*Exercise details:* Look through the data below. Collect every line where the word "that" occurs.

*Records for the task:*

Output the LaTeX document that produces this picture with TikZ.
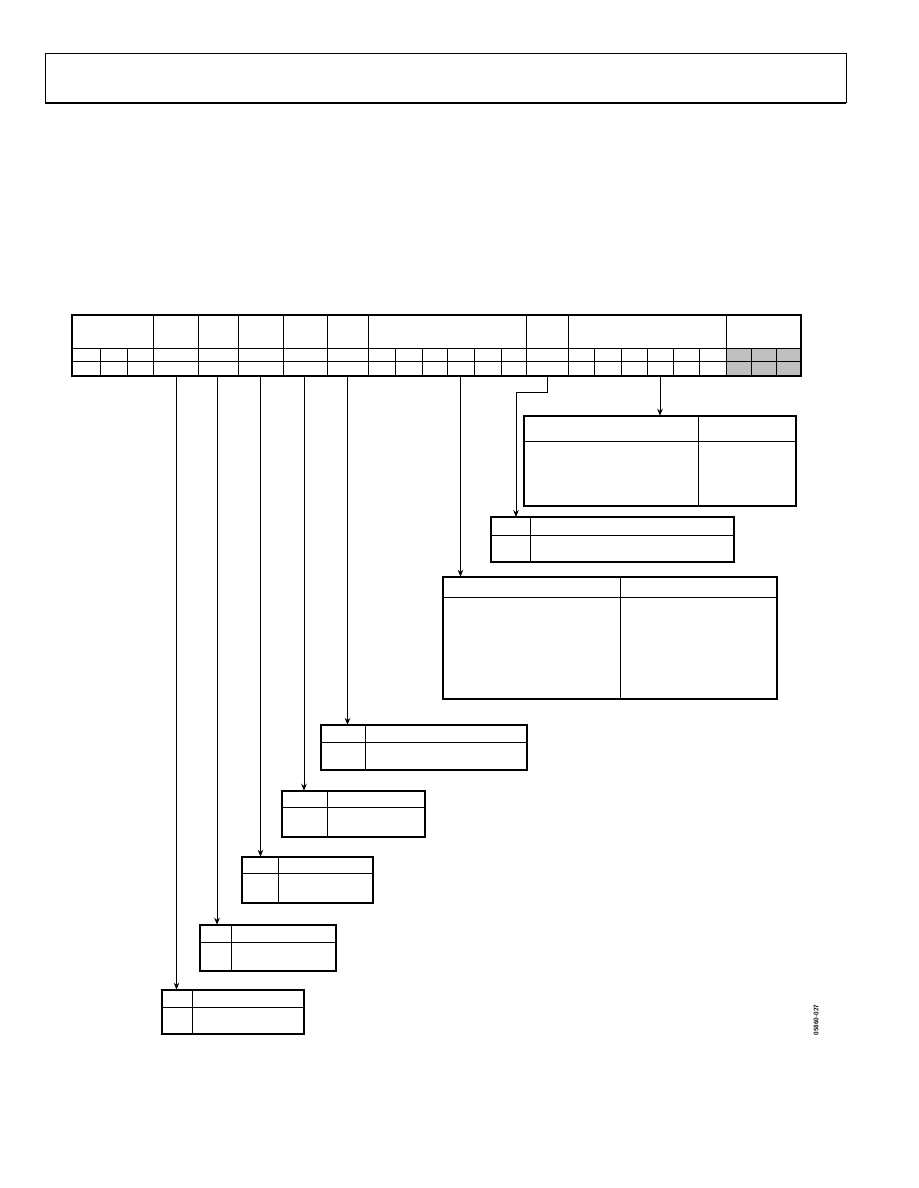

* * *

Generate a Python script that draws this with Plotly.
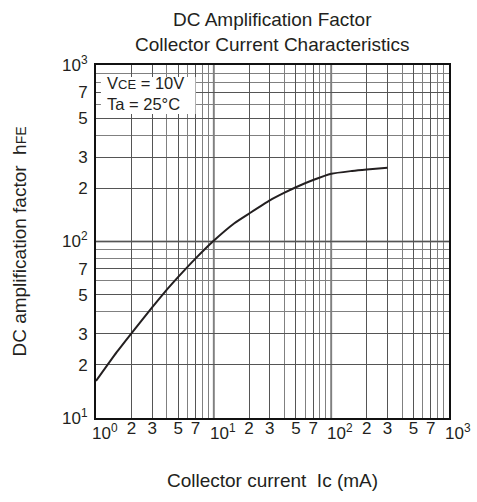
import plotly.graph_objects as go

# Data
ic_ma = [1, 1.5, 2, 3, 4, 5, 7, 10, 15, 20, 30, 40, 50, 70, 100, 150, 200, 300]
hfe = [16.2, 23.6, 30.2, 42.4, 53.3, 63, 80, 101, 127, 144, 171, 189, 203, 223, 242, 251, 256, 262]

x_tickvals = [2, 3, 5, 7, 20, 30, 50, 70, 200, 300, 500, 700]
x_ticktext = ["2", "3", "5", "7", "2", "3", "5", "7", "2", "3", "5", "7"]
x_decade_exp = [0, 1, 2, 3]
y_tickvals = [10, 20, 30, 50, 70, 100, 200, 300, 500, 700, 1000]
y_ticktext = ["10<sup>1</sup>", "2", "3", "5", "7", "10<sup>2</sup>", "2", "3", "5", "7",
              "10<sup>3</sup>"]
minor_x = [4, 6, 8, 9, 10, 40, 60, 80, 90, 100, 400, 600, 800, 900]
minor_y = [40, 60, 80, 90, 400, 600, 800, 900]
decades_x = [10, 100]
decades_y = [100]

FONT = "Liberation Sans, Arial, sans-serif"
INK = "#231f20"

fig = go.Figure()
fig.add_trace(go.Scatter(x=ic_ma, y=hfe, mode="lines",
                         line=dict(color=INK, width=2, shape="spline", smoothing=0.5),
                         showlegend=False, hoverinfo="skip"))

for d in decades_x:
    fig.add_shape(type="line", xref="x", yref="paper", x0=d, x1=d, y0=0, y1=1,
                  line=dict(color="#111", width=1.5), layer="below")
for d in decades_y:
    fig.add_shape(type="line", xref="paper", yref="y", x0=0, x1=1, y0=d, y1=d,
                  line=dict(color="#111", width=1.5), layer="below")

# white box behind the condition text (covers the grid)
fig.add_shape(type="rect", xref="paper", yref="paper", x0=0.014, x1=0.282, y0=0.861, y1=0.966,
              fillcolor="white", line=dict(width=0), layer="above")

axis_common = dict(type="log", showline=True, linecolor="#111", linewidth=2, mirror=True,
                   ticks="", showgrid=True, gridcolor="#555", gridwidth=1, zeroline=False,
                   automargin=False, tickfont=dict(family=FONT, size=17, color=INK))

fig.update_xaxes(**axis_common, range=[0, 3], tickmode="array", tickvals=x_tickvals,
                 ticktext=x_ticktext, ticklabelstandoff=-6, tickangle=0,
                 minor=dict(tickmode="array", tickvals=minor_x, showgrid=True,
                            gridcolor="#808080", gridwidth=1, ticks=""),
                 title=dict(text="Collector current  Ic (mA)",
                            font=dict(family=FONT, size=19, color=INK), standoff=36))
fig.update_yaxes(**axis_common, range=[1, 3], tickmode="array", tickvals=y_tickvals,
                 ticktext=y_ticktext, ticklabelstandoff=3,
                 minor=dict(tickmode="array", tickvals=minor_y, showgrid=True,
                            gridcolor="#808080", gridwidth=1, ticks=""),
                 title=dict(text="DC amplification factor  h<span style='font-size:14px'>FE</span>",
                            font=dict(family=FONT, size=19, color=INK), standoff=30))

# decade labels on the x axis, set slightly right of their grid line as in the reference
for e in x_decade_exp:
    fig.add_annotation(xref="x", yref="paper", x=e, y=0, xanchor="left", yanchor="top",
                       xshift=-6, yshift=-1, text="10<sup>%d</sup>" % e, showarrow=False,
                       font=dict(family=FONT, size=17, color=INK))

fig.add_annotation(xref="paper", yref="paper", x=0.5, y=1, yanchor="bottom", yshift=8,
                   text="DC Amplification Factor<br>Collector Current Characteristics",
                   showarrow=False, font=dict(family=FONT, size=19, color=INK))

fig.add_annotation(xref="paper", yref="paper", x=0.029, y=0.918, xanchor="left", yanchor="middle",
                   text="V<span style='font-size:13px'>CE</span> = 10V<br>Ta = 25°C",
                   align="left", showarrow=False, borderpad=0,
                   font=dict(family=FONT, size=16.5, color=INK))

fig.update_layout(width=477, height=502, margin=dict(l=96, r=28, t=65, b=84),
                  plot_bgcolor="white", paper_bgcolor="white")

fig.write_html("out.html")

*Response to this exercise:*
Output the LaTeX document that produces this picture with TikZ.
Generate a Python script that draws this with Plotly.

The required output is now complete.